The story of Charles Darwin's life is largely the story of how he discovered and found evidence for his theory of natural selection. Darwin's life fits a pattern that was typical for his era in England. He came from a well-established family of doctors, businessmen, and clergymen. He idled away his youth, eventually studying for the clergy at Cambridge. He returned from a long sea voyage, married, and settled in a quiet parsonage in the English countryside to nurse his health and work on science. His involvement in the question of evolution, however, makes his life emblematic of the ideological and cultural struggles going on around him. Evolution brought several questions of deep religious and cultural significance to a head. Among the divisive issues that evolution brought up were questions of how long the world had existed, whether or not humans were animals, and whether God was continuously intervening in the world or had created natural laws to govern it from a distance.
Although the story of evolution is largely one of scientific research and argument, it is also influenced by the social and cultural context within which Charles Darwin found himself.

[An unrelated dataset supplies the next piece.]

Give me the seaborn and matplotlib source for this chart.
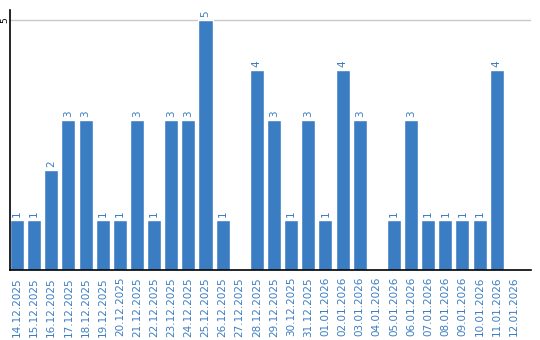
import matplotlib
matplotlib.use("Agg")
import matplotlib.pyplot as plt
import seaborn as sns
import pandas as pd

dates = ["14.12.2025", "15.12.2025", "16.12.2025", "17.12.2025", "18.12.2025",
         "19.12.2025", "20.12.2025", "21.12.2025", "22.12.2025", "23.12.2025",
         "24.12.2025", "25.12.2025", "26.12.2025", "27.12.2025", "28.12.2025",
         "29.12.2025", "30.12.2025", "31.12.2025", "01.01.2026", "02.01.2026",
         "03.01.2026", "04.01.2026", "05.01.2026", "06.01.2026", "07.01.2026",
         "08.01.2026", "09.01.2026", "10.01.2026", "11.01.2026", "12.01.2026"]
values = [1, 1, 2, 3, 3, 1, 1, 3, 1, 3, 3, 5, 1, 0, 4, 3, 1, 3, 1, 4,
          3, 0, 1, 3, 1, 1, 1, 1, 4, 0]
yticks = [5]

BLUE = "#3b7dc3"

sns.set_style("white")
plt.rcParams["font.family"] = ["DejaVu Sans"]

df = pd.DataFrame({"date": dates, "value": values})

fig = plt.figure(figsize=(5.4, 3.4), dpi=100)
ax = fig.add_axes([10 / 540, 70 / 340, 521 / 540, 260 / 340])
sns.barplot(data=df, x="date", y="value", color=BLUE, width=0.82,
            saturation=1, ax=ax)

ax.set_xlim(-0.41, 30.0)
ax.set_ylim(0, 5.2)
ax.set_yticks(yticks)
ax.set_yticklabels([str(v) for v in yticks], rotation=90, va="center",
                   ha="center", fontsize=6.5, color="black")
ax.yaxis.grid(True, color="#c8c8c8", linewidth=1)
ax.set_axisbelow(True)
ax.tick_params(axis="y", length=0, pad=3.8)
ax.tick_params(axis="x", length=0, pad=5)
ax.set_xticks(range(len(dates)))
ax.set_xticklabels(dates, rotation=90, fontsize=7.5, color=BLUE)
ax.set_xlabel("")
ax.set_ylabel("")

for s in ["top", "right"]:
    ax.spines[s].set_visible(False)
for s in ["left", "bottom"]:
    ax.spines[s].set_color("black")
    ax.spines[s].set_linewidth(1.2)

cont = ax.containers[0]
labels = [str(v) if v > 0 else "" for v in values]
ax.bar_label(cont, labels=labels, rotation=90, padding=2, fontsize=7.5,
             color=BLUE)

fig.savefig("out.png", dpi=100)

The first and most obvious enabling feature of Darwin's context was the status of England as an imperial power in the 19th century. With England's powerful navy and outposts from Tahiti to South America to Africa, an English ship had more and easier opportunities than any other nation's to explore the world. The voyage of the Beagle was actually part of England's empire-building effort. Without it, Darwin's theory of evolution would never have gotten off the ground.
A second important cultural factor was the changing political and ideological attitude in England. When Charles attended Cambridge to study for the clergy, the conservative Tories were in power. While he was away on the Beagle, the Tories fell from power and were replaced by a less conservative government that emphasized freedom of belief and freedom of commerce. The new attitude of freedom and competition, exemplified by Malthus's theory about the "struggle for survival," was a foreshadowing of Darwin's own theory of competition in the natural world.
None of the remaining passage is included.